This weekend brought New York Times "On Language" columnist William Safire's 31st article since 1983 that has used the term "phrasedick":

I put a fishhook in this column two months ago about third rail and awaited a nibble. Ordinarily, this brings out the best in the Phrasedick Brigade, with my e-mail box bulging with hot leads and cool citations.

Yes. Safire's wondering why the world's phrasedicks haven't been hotly bulging in his box. "Phrasedick" is also most likely the speechwriter and pundit's least successful coinage in a remarkable career of coinaging.

After all this time, "phrasedick" still hasn't made it into the O.E.D. Until right now, Google returns a paltry 334 hits, all of them related to Mr. Safire himself. The term has no Wikipedia entry.

It turns out that the columnist's proclivity for 'dick has of late been a topic of some discussion over at alt.usage.english (yes, news groups are still around). User tinwhistler notes that "William Safire has used it, in combination with 'Brigade,' in three different columns in the last six months." The amateur language hounds in the group have mostly concluded that "dick" is meant in its early-last-century sense of "detective"; a phrasedick is someone who tracks down early appearances of now-idiomatic phrases.

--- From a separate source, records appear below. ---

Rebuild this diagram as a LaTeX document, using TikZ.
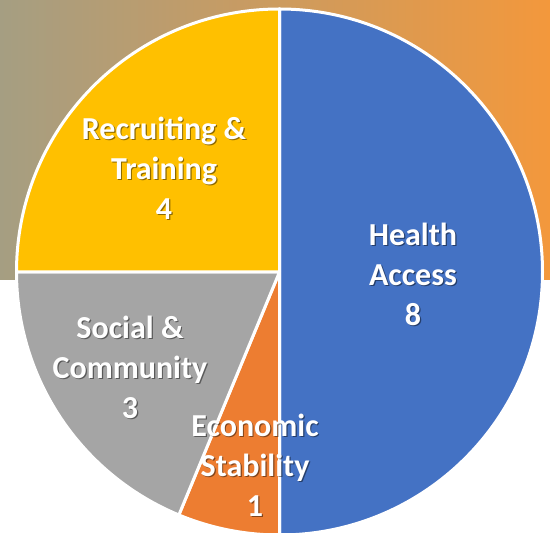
\documentclass[tikz,border=0pt]{standalone}
\usepackage{fontspec}
\setmainfont{Carlito}
\definecolor{bgleft}{HTML}{A59E82}
\definecolor{bgright}{HTML}{F3983C}
\definecolor{pieblue}{HTML}{4472C4}
\definecolor{pieorange}{HTML}{ED7D31}
\definecolor{piegray}{HTML}{A5A5A5}
\definecolor{pieyellow}{HTML}{FFC000}
\newcommand\shtxt[1]{\leavevmode\rlap{\kern1.2pt\raisebox{-1.2pt}{\pgfsetfillopacity{0.45}\textcolor{black}{#1}\pgfsetfillopacity{1}}}#1}
\tikzset{
  wedge/.style={draw=white, line width=3pt, line join=round},
  lbl/.style={text=white, font=\fontsize{32}{40}\selectfont\bfseries, align=center, inner sep=0pt, anchor=base},
}
\begin{document}
\begin{tikzpicture}[x=1pt,y=1pt]
\useasboundingbox (0,0) rectangle (550,533);
\clip (0,0) rectangle (550,533);
\shade[left color=bgleft, right color=bgright] (0,253) rectangle (550,533);
\coordinate (c) at (279.5,261);
\filldraw[wedge, fill=pieblue] (c) -- ++(90:263pt) arc[start angle=90, end angle=-90, radius=263pt] -- cycle;
\filldraw[wedge, fill=pieorange] (c) -- ++(-90:263pt) arc[start angle=-90, end angle=-112.5, radius=263pt] -- cycle;
\filldraw[wedge, fill=piegray] (c) -- ++(-112.5:263pt) arc[start angle=-112.5, end angle=-180, radius=263pt] -- cycle;
\filldraw[wedge, fill=pieyellow] (c) -- ++(180:263pt) arc[start angle=180, end angle=90, radius=263pt] -- cycle;
\node[lbl] (rt) at (164,313.4) {\shtxt{Recruiting \&}\\\shtxt{Training}\\\shtxt{4}};
\node[lbl] (ha) at (413,207.4) {\shtxt{Health}\\\shtxt{Access}\\\shtxt{8}};
\node[lbl] (sc) at (130,114.4) {\shtxt{Social \&}\\\shtxt{Community}\\\shtxt{3}};
\node[lbl] (es) at (255,16.2) {\shtxt{Economic}\\\shtxt{Stability}\\\shtxt{1}};
\end{tikzpicture}
\end{document}
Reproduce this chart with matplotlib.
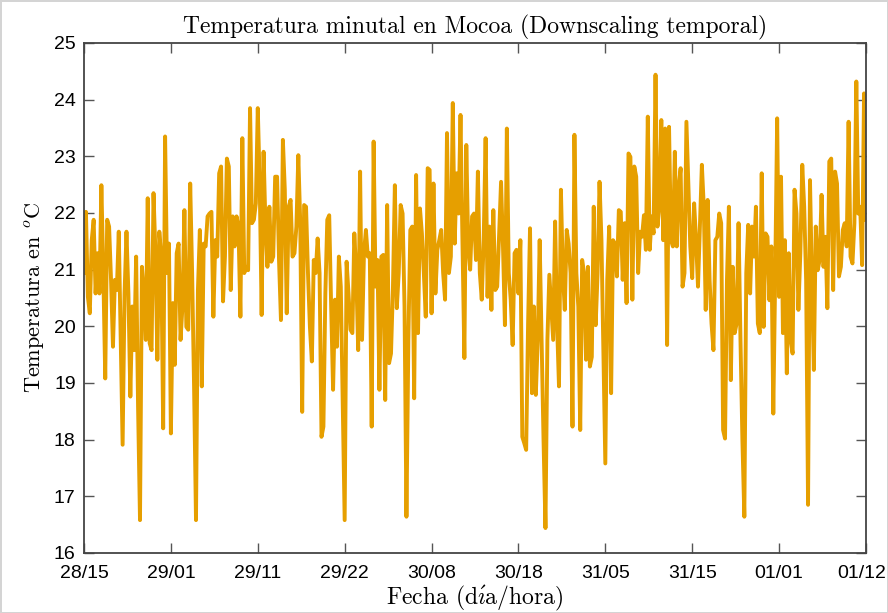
import matplotlib
matplotlib.use('Agg')
import matplotlib.pyplot as plt
import matplotlib.transforms as mtransforms
import numpy as np

plt.rcParams['mathtext.fontset'] = 'cm'

# Temperatura minutal (ºC), de 28/15 a 01/12
temp_a = [20.94, 22.02, 20.52, 20.23, 21.52, 21.88, 20.58, 21.29, 20.58, 22.49,
          20.94, 19.08, 21.88, 21.76, 20.82, 19.64, 20.82, 20.64, 21.67, 19.76,
          17.91, 20.58, 21.67, 20.58, 18.76, 20.35, 19.58, 21.23, 18.58, 16.58,
          21.05, 20.58, 19.76, 22.26, 19.70, 19.58, 22.35, 21.29, 19.41, 21.67,
          21.23, 18.20, 23.35, 20.94, 21.46, 18.11, 20.41, 19.32, 21.29, 21.46,
          19.76, 20.35, 22.05, 19.99, 19.94, 22.52, 20.94, 18.94, 16.58, 20.64,
          21.70, 18.94, 21.46, 21.41, 21.94]
temp_b = [21.99, 22.02, 20.17, 21.52, 21.23, 22.70, 22.82, 20.44, 21.23, 22.96,
          22.82, 20.64, 21.94, 21.41, 21.94, 21.76, 20.17, 23.32, 20.94, 21.05,
          20.99, 23.85, 21.82, 21.88, 22.17, 23.85, 22.52, 20.20, 23.08, 21.76,
          21.05, 22.11, 21.14, 21.23, 22.64, 22.64, 21.17, 20.11, 23.29, 22.41,
          20.23, 22.11, 22.23, 21.23, 21.29, 21.76, 23.02, 21.82, 18.49, 22.14,
          22.11, 20.94, 19.99, 19.38, 21.17, 20.94, 21.55, 20.94, 18.05, 18.23,
          20.58, 21.88, 21.96, 20.35, 18.88, 20.47, 19.64, 21.23, 20.70, 18.58,
          16.58]
temp_c = [21.14, 20.58, 19.94, 19.88, 21.64, 20.94, 19.58, 22.73, 19.76, 21.29,
          21.70, 21.23, 21.29, 18.23, 23.26, 20.70, 21.17, 18.88, 21.23, 21.26,
          18.70, 22.14, 19.35, 19.52, 20.67, 22.49, 20.32, 20.94, 22.14, 21.99,
          20.35, 16.64, 19.76, 21.70, 21.76, 18.73, 22.67, 19.88, 22.08, 21.64,
          20.94, 20.17, 22.79, 22.76, 20.23, 22.52, 20.58, 21.35, 21.52, 21.70,
          20.94, 20.47, 23.41, 20.94, 21.23, 23.94, 21.46, 22.70, 21.99, 23.73,
          21.52, 19.44, 23.20, 21.41, 21.00, 21.94]
temp_d = [21.99, 21.17, 22.73, 20.94, 20.47, 21.52, 23.32, 20.52, 21.76, 20.29,
          22.05, 20.64, 20.70, 21.64, 22.55, 21.41, 20.02, 23.49, 20.94, 20.47,
          19.67, 21.29, 21.35, 20.58, 21.52, 18.05, 17.94, 17.82, 20.05, 21.73,
          18.82, 20.35, 18.79, 19.76, 21.52, 19.76, 17.99, 16.44, 19.76, 20.91,
          20.35, 19.76, 21.85, 20.05, 18.94, 22.41, 20.94, 20.29, 21.70, 21.46,
          20.94, 18.23, 23.38, 20.94, 20.35, 18.17, 21.17, 20.94, 19.41, 21.05,
          19.29, 19.46, 22.11, 20.02, 20.94, 22.55, 21.52]
temp_e = [19.52, 17.58, 20.82, 21.76, 18.82, 21.52, 21.46, 20.88, 22.05, 22.02,
          20.82, 21.82, 20.41, 23.05, 22.99, 20.47, 22.82, 22.64, 20.94, 21.67,
          21.58, 21.96, 21.35, 23.70, 21.35, 21.94, 21.64, 24.44, 21.76, 22.11,
          23.64, 21.52, 23.49, 19.67, 23.52, 21.52, 21.41, 23.08, 21.41, 22.46,
          22.79, 20.70, 20.94, 23.61, 22.52, 21.41, 20.85, 22.17, 21.52, 20.70,
          21.76, 22.85, 22.11, 20.29, 22.23, 20.82, 20.05, 19.58, 21.52, 21.58,
          21.99, 21.82, 18.17, 18.02, 20.82, 22.11]
temp_f = [19.05, 21.05, 19.88, 20.05, 21.82, 19.76, 17.99, 16.64, 20.94, 21.79,
          20.58, 21.76, 21.23, 22.11, 20.05, 19.88, 22.70, 19.99, 21.64, 21.58,
          20.46, 21.41, 18.46, 20.94, 23.67, 20.52, 22.64, 19.88, 21.52, 19.17,
          21.29, 19.76, 19.52, 22.41, 21.99, 20.29, 21.29, 22.85, 22.11, 20.82,
          16.85, 22.58, 20.82, 19.23, 21.76, 20.99, 21.17, 22.32, 21.05, 21.58,
          20.32, 22.91, 22.96, 20.64, 22.73, 22.52, 20.88, 21.05, 21.70, 21.82,
          21.41, 23.61, 21.23, 21.11, 21.82, 24.32, 21.99, 22.11, 21.08, 24.11,
          21.88]

tick_labels = ['28/15', '29/01', '29/11', '29/22', '30/08',
               '30/18', '31/05', '31/15', '01/01', '01/12']
total_horas = 93

temp = np.array(temp_a + temp_b + temp_c + temp_d + temp_e + temp_f)
horas = np.linspace(0, total_horas, len(temp))

fig = plt.figure(figsize=(8.88, 6.13), dpi=100)
fig.patch.set_edgecolor('#d4d4d4')
fig.patch.set_linewidth(2)
ax = fig.add_axes([0.0946, 0.0979, 0.8806, 0.832])

ax.plot(horas, temp, color='#E69F00', linewidth=2.8, solid_joinstyle='round')

ax.set_xlim(0, total_horas)
ax.set_ylim(16, 25)
ax.set_xticks(np.linspace(0, total_horas, len(tick_labels)))
ax.set_xticklabels(tick_labels)
ax.set_yticks(np.arange(16, 26, 1))

ax.tick_params(direction='in', length=7, width=1, color='#555555',
               top=True, right=True)
ax.tick_params(axis='x', pad=9)
ax.tick_params(axis='y', pad=6)
for s in ax.spines.values():
    s.set_color('#444444')
    s.set_linewidth(1.3)

for lbl in ax.get_xticklabels() + ax.get_yticklabels():
    lbl.set_family(['Liberation Sans', 'DejaVu Sans'])
    lbl.set_fontsize(14)

# la ultima etiqueta queda pegada al borde, se corre un poco a la izquierda
ultima = ax.get_xticklabels()[-1]
ultima.set_transform(ultima.get_transform() +
                     mtransforms.ScaledTranslation(-3 / 72, 0, fig.dpi_scale_trans))

serif = ['cmr10', 'DejaVu Serif']
ax.set_title('Temperatura minutal en Mocoa (Downscaling temporal)',
             family=serif, fontsize=17, pad=7)
ax.set_xlabel(r'Fecha (d$\acute{\imath}$a/hora)', family=serif,
              fontsize=17, labelpad=1)
ax.set_ylabel(r'Temperatura en $^o$C', family=serif,
              fontsize=16, labelpad=5)

fig.savefig('out.png', dpi=100, edgecolor=fig.patch.get_edgecolor())
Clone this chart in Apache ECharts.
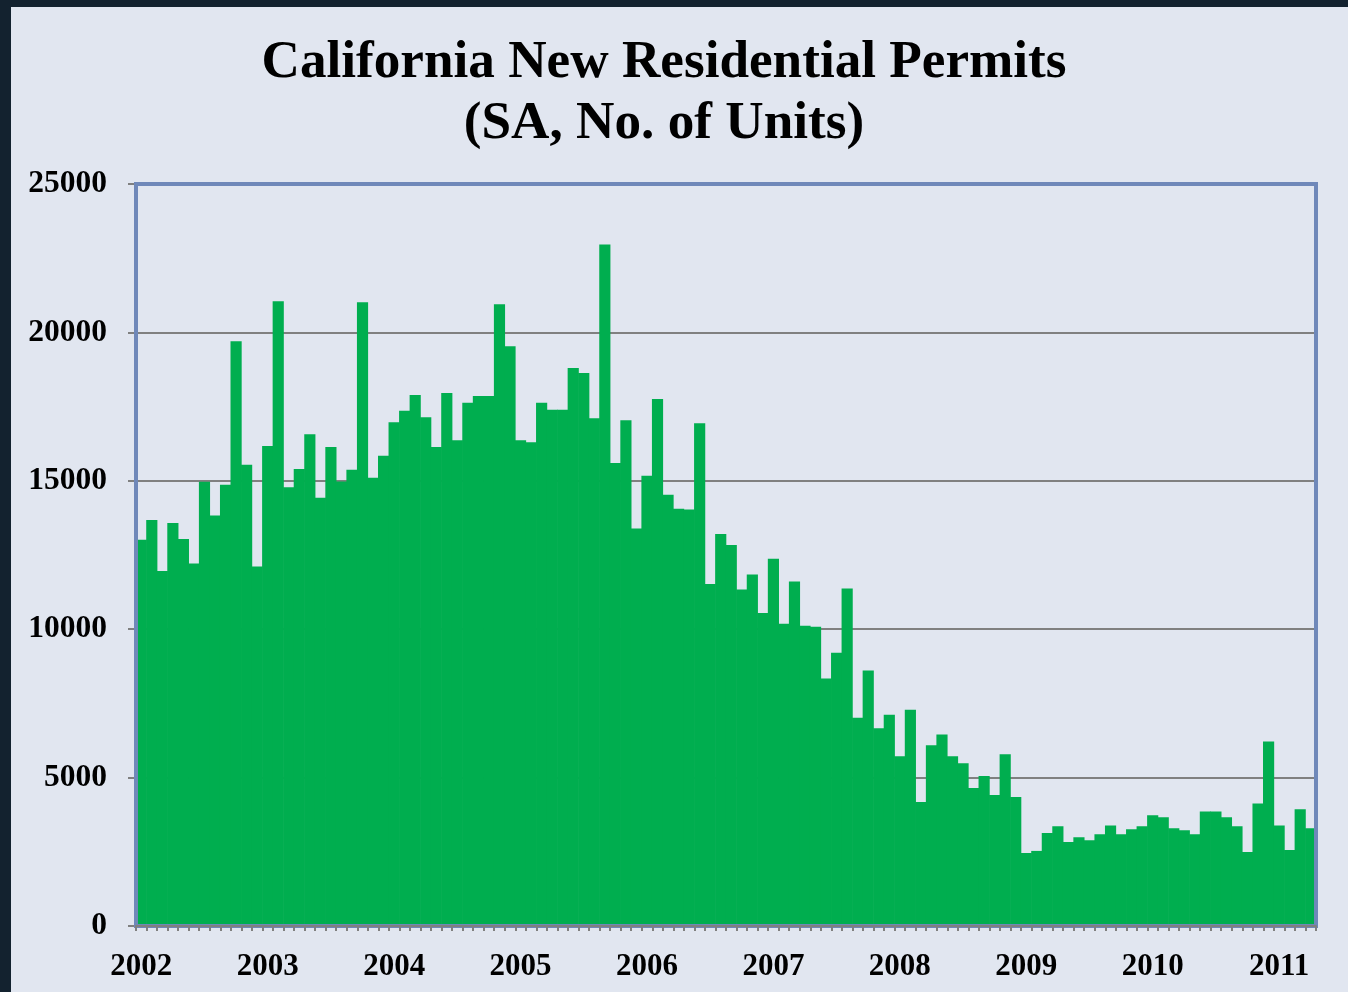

But the situation runs deeper and is apparently more longstanding than any of us could have imagined. Back in 2002, an obscure e-mail list edited by a guy named Peter Martin featured an item that began as follows:

New language term here: From last weekend's William Safire column in NYTimes: "But the key task of the phrasedick is to find earliest uses of the current sense of 'a course that leads inexorably to disaster."

Your editor, deep in language for a long time, had never heard of a 'phrasedick.' I queried Safire. Stony silence from the master maven as usual.

A LexisNexis search yielded 72 results for "phrasedick," all of them original citations for or reprints of Safire's column. Not perhaps since the Michiko Kakutani limn brouhaha has a Times writer so completely owned a word. Clearly, he is welcome to it.